A more modern way to interact with SQL Server databases from C# (or any .NET language) is to use Entity Framework. The advantage of Entity Framework is that it provides a higher level of abstraction.
To quote from Microsoft (http://msdn.microsoft.com/en-us/library/bb399572.aspx ):
The ADO.NET Entity Framework enables developers to create data access applications by programming against a conceptual application model instead of programming directly against a relational storage schema. The goal is to decrease the amount of code and maintenance required for data-oriented applications. Entity Framework applications provide the following benefits:
- Applications can work in terms of a more application-centric
conceptual model, including types with inheritance, complex members,
- Applications are freed from hard-coded dependencies on a particular
data engine or storage schema.
- Mappings between the conceptual model and the storage-specific schema
can change without changing the application code.

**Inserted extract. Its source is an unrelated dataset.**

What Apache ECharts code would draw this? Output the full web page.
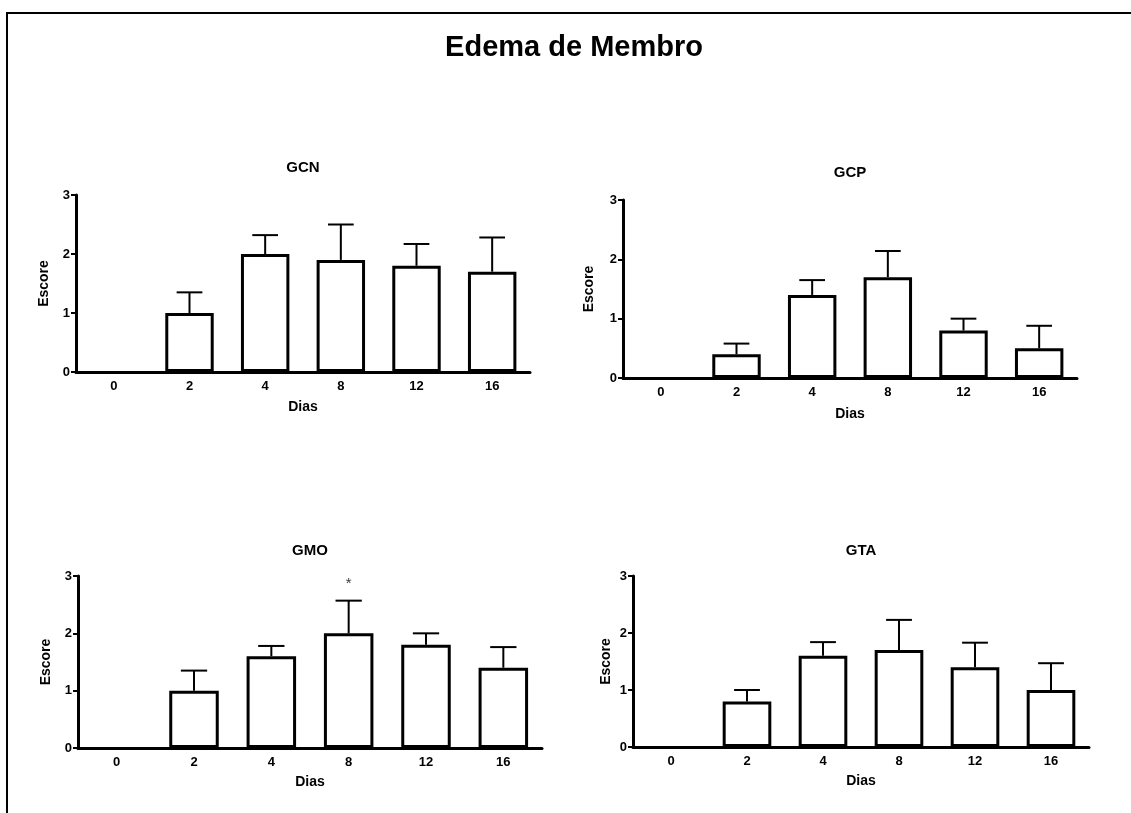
<!DOCTYPE html>
<html>
<head>
<meta charset="utf-8">
<script src="https://cdn.jsdelivr.net/npm/echarts@6/dist/echarts.min.js"></script>
<style>
html,body{margin:0;padding:0;background:#fff;}
#chart{width:1131px;height:813px;}
</style>
</head>
<body>
<div id="chart"></div>
<script>
const categories = ['0', '2', '4', '8', '12', '16'];
const yTicks = [0, 1, 2, 3];

const gcnMean = [0, 1.0, 2.0, 1.9, 1.8, 1.7];
const gcnUpper = [0, 1.35, 2.32, 2.5, 2.17, 2.28];

const gcpMean = [0, 0.4, 1.4, 1.7, 0.8, 0.5];
const gcpUpper = [0, 0.58, 1.65, 2.14, 1.0, 0.88];

const gmoMean = [0, 1.0, 1.6, 2.0, 1.8, 1.4];
const gmoUpper = [0, 1.35, 1.78, 2.57, 2.0, 1.76];

const gtaMean = [0, 0.8, 1.6, 1.7, 1.4, 1.0];
const gtaUpper = [0, 1.0, 1.84, 2.23, 1.83, 1.47];

const gmoStar = [['8', 2.86]];

const mainTitle = 'Edema de Membro';
const panelTitles = ['GCN', 'GCP', 'GMO', 'GTA'];
const xName = 'Dias';
const yName = 'Escore';

const FONT = 'Liberation Sans, Arial, sans-serif';

const panels = [
  {mean: gcnMean, upper: gcnUpper, grid: {left: 76, top: 195, width: 454, height: 177}, tx: 303, ty: 168, xGap: 28, yGap: 25},
  {mean: gcpMean, upper: gcpUpper, grid: {left: 623, top: 200, width: 454, height: 178}, tx: 850, ty: 173, xGap: 29, yGap: 27},
  {mean: gmoMean, upper: gmoUpper, grid: {left: 78, top: 576, width: 464, height: 172}, tx: 310, ty: 551, xGap: 27, yGap: 25},
  {mean: gtaMean, upper: gtaUpper, grid: {left: 633, top: 576, width: 456, height: 171}, tx: 861, ty: 551, xGap: 27, yGap: 20}
];

const grids = [], xAxes = [], yAxes = [], series = [], graphics = [];

graphics.push({
  type: 'rect', shape: {x: 7, y: 13, width: 1200, height: 900},
  style: {fill: 'none', stroke: '#000', lineWidth: 2}, silent: true
});
graphics.push({
  type: 'text', x: 574, y: 48,
  style: {text: mainTitle, fontSize: 29, fontWeight: 'bold', fontFamily: FONT, fill: '#000', textAlign: 'center', textVerticalAlign: 'middle'}
});

panels.forEach((p, i) => {
  grids.push(Object.assign({containLabel: false}, p.grid));
  graphics.push({
    type: 'text', x: p.tx, y: p.ty,
    style: {text: panelTitles[i], fontSize: 15, fontWeight: 'bold', fontFamily: FONT, fill: '#000', textAlign: 'center', textVerticalAlign: 'middle'}
  });
  xAxes.push({
    type: 'category', gridIndex: i, data: categories,
    name: xName, nameLocation: 'middle', nameGap: p.xGap,
    nameTextStyle: {fontSize: 14, fontWeight: 'bold', fontFamily: FONT, color: '#000'},
    axisLine: {show: true, onZero: false, lineStyle: {color: '#000', width: 3}},
    axisTick: {show: false},
    axisLabel: {fontSize: 13, fontWeight: 'bold', fontFamily: FONT, color: '#000', margin: 8},
    splitLine: {show: false}
  });
  yAxes.push({
    type: 'value', gridIndex: i, min: yTicks[0], max: yTicks[yTicks.length - 1], interval: 1,
    name: yName, nameLocation: 'middle', nameGap: p.yGap,
    nameTextStyle: {fontSize: 14, fontWeight: 'bold', fontFamily: FONT, color: '#000'},
    axisLine: {show: true, lineStyle: {color: '#000', width: 3}},
    axisTick: {show: true, length: 5, lineStyle: {color: '#000', width: 2}},
    axisLabel: {fontSize: 13, fontWeight: 'bold', fontFamily: FONT, color: '#000', margin: 6},
    splitLine: {show: false}
  });
  series.push({
    type: 'bar', xAxisIndex: i, yAxisIndex: i,
    data: p.mean.map(v => v === 0 ? {value: v, itemStyle: {borderWidth: 0}} : v),
    barWidth: '64%',
    itemStyle: {color: '#fff', borderColor: '#000', borderWidth: 3},
    silent: true, animation: false
  });
  series.push({
    type: 'custom', xAxisIndex: i, yAxisIndex: i,
    data: p.mean.map((m, k) => [k, m, p.upper[k]]),
    encode: {x: 0, y: [1, 2]},
    renderItem: function (params, api) {
      const m = api.value(1), u = api.value(2);
      if (u <= m) return null;
      const base = api.coord([api.value(0), m]);
      const top = api.coord([api.value(0), u]);
      const half = api.size([1, 0])[0] * 0.17;
      const st = {stroke: '#000', lineWidth: 2, fill: 'none'};
      return {
        type: 'group',
        children: [
          {type: 'line', shape: {x1: base[0], y1: base[1], x2: top[0], y2: top[1]}, style: st},
          {type: 'line', shape: {x1: top[0] - half, y1: top[1], x2: top[0] + half, y2: top[1]}, style: st}
        ]
      };
    },
    z: 3, silent: true, animation: false
  });
});

series.push({
  type: 'scatter', xAxisIndex: 2, yAxisIndex: 2, data: gmoStar,
  symbolSize: 1, itemStyle: {color: 'rgba(0,0,0,0)'},
  label: {show: true, position: 'inside', formatter: '*', fontSize: 15, fontFamily: FONT, color: '#000'},
  silent: true, animation: false
});

const chart = echarts.init(document.getElementById('chart'), null, {renderer: 'canvas'});
chart.setOption({
  backgroundColor: '#fff',
  animation: false,
  grid: grids,
  xAxis: xAxes,
  yAxis: yAxes,
  series: series,
  graphic: graphics
});
</script>
</body>
</html>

- Developers can work with a consistent application object model that
can be mapped to various storage schemas, possibly implemented in
different database management systems.
- Multiple conceptual models can be mapped to a single storage schema.
- Language-integrated query (LINQ) support provides compile-time syntax
validation for queries against a conceptual model.
The use of an ORM vs Stored Procedures involves tradeoffs, particularly in terms of security and where the logic resides.
The "classic" approach to development with SQL Server is to have the application logic reside in stored procedures and programs only given security rights to execute stored procedures, not update tables directly. The concept here is that stored procedures are the business logic layer for the application(s). While the theory is sound, it has tended to fall out of favor for various reasons, being replaced by implementing the business logic in a programming language like C# or VB. Good applications are still implemented with a tiered approach, including separation of concerns etc. but are more likely to follow a pattern like MVC.
One downside of implementing logic in the ORM rather than the database is ease of debugging and testing data integrity rules by those responsible for the database (DA or DBA). Take the classic example of transferring money from your checking to savings account, it is important that this be done as an atomic unit of work, in other words sandwiched in a transaction. If this sort of transfer is only allowed to be done through a stored procedure it is relatively easy for the DA and auditors to QA the stored procedure.
If on the other hand this is done via an ORM like Entity Framework and in production it is discovered that on rare occasions money is taken from checking but not put into savings debugging may be far more complex, particularly if multiple programs are potentially involved. This would most likely be an edge case, perhaps involving peculiar hardware issues that need to occur in a particular sequence etc. How does one test for this?